__Data block__:
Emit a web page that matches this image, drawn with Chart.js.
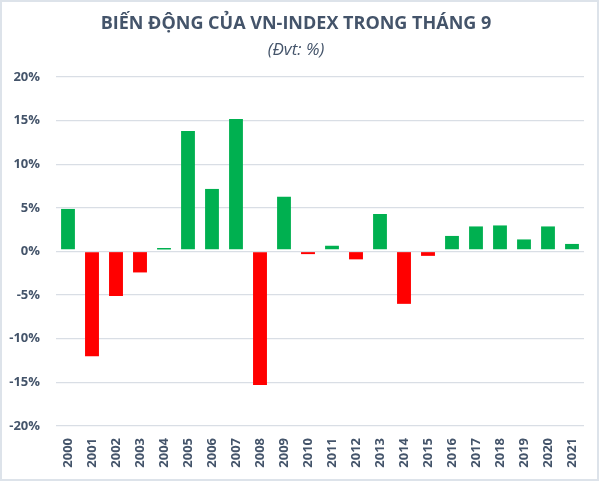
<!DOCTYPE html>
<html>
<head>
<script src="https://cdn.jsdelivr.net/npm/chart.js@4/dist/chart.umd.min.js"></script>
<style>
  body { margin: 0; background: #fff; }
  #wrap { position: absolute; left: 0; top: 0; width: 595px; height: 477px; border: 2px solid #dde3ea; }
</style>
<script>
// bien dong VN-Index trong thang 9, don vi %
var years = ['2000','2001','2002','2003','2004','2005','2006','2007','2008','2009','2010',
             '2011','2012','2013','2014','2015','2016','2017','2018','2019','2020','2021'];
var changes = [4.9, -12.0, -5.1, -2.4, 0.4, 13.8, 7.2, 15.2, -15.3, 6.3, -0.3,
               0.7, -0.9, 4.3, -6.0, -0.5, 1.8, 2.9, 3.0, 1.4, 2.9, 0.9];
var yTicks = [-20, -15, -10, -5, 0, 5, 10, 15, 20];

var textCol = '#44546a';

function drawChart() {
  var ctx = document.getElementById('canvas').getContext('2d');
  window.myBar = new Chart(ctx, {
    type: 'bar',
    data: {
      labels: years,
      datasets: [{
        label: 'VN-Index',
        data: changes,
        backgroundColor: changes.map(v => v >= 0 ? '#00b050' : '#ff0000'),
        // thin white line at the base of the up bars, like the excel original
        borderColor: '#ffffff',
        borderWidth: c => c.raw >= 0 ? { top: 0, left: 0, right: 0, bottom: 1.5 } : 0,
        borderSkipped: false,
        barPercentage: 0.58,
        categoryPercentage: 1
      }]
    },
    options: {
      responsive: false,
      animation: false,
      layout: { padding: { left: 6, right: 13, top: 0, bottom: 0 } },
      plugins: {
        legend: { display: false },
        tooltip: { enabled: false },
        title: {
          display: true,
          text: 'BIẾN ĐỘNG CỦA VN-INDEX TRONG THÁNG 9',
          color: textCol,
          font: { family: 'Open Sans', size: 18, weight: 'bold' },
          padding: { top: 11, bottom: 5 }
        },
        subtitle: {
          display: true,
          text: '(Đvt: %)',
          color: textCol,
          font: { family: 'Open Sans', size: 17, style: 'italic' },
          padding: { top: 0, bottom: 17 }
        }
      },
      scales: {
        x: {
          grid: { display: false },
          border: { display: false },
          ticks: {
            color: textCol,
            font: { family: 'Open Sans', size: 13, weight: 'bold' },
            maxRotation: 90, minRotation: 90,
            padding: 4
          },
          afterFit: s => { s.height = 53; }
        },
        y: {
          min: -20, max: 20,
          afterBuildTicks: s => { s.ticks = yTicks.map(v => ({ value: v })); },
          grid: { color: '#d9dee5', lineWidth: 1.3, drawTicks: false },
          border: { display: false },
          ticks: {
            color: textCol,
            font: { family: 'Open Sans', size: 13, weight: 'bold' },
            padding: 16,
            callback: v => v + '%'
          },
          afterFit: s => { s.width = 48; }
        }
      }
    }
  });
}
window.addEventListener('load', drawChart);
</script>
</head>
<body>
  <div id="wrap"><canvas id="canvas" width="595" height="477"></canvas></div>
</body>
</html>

__Given instruction__: Begin at the first line of the material and copy each line exactly through the one containing "var textCol = '#44546a';". Omit pictures.

__Exercise output__:
Emit a web page that matches this image, drawn with Chart.js.
<!DOCTYPE html>
<html>
<head>
<script src="https://cdn.jsdelivr.net/npm/chart.js@4/dist/chart.umd.min.js"></script>
<style>
  body { margin: 0; background: #fff; }
  #wrap { position: absolute; left: 0; top: 0; width: 595px; height: 477px; border: 2px solid #dde3ea; }
</style>
<script>
// bien dong VN-Index trong thang 9, don vi %
var years = ['2000','2001','2002','2003','2004','2005','2006','2007','2008','2009','2010',
             '2011','2012','2013','2014','2015','2016','2017','2018','2019','2020','2021'];
var changes = [4.9, -12.0, -5.1, -2.4, 0.4, 13.8, 7.2, 15.2, -15.3, 6.3, -0.3,
               0.7, -0.9, 4.3, -6.0, -0.5, 1.8, 2.9, 3.0, 1.4, 2.9, 0.9];
var yTicks = [-20, -15, -10, -5, 0, 5, 10, 15, 20];

var textCol = '#44546a';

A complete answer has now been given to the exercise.